Es más: yo he propugnado en público
(yo solo, porque no he visto que nadie más
lo haga) desde hace largo tiempo, que en un país
como Cuba, donde la única fuerza real es
el ejército, hay que conspirar con ese
ejército, con lo que tenga de bueno o de
limpio ese ejército, con una parte de él
contra la otra, dar un golpe duro, radical, un
día, dos días, tres días
y al final establecer un orden absoluto donde
nadie reclame cuentas ni nadie saque sus resentimientos
a la calle salvo ante un tribunal imparcial, apolítico,
de reconocida seriedad moral. Yo he pedido que
a ese ejército, o a esa parte salvable
de él, se le unan civiles de respeto, de
allá y de aquí, para gobernar de
manera interina por dos o tres años hasta
que la situación se calme y comencemos
la política democrática real, como
lo hicimos en la constituyente del 40 después
del 4 de septiembre. Ese es mi criterio no de
hoy, desde hace mucho tiempo. Esa es la idea que
me alentaba cuando vi surgir a un Ochoa, que tiene,
o tenía, allí una autoridad que
nadie aquí puede tener. ¿Se podría
llamar a esto una transición? No. Se le
tendría que llamar un cambio, un cambio
radical, de forma y de métodos, con el
castigo de los culpables, con la aceptación
de los arrepentidos, con el amor general de todos
por una Cuba que la hundimos entre todos y que
entre todos, sin exclusiones, tenemos que salvarla.

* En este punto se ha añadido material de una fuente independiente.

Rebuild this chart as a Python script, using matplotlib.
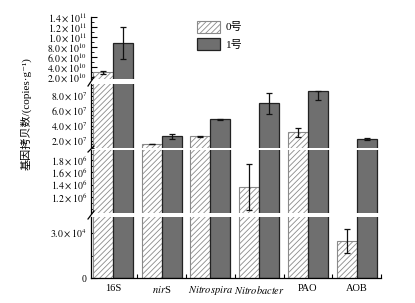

Pero eso no es la transición de la que
se está hablando hoy, según me parece.
Lo que creo adivinar son las mismas caras con
casi los mismos métodos, de otras épocas
turbias, como lo que ha estado sucediendo en Rusia.
No un gobierno que haga justicia, sino que haga
negocios, una Cuba no en la que brille al fin
el sol de la libertad, sino una Cuba que se convierta
en una factoría nacional y extranjera como
lo es China hoy. Si eso es lo que buscan los de
la titulada transición, que lo busquen,
allá ellos. Pero conmigo que no cuenten.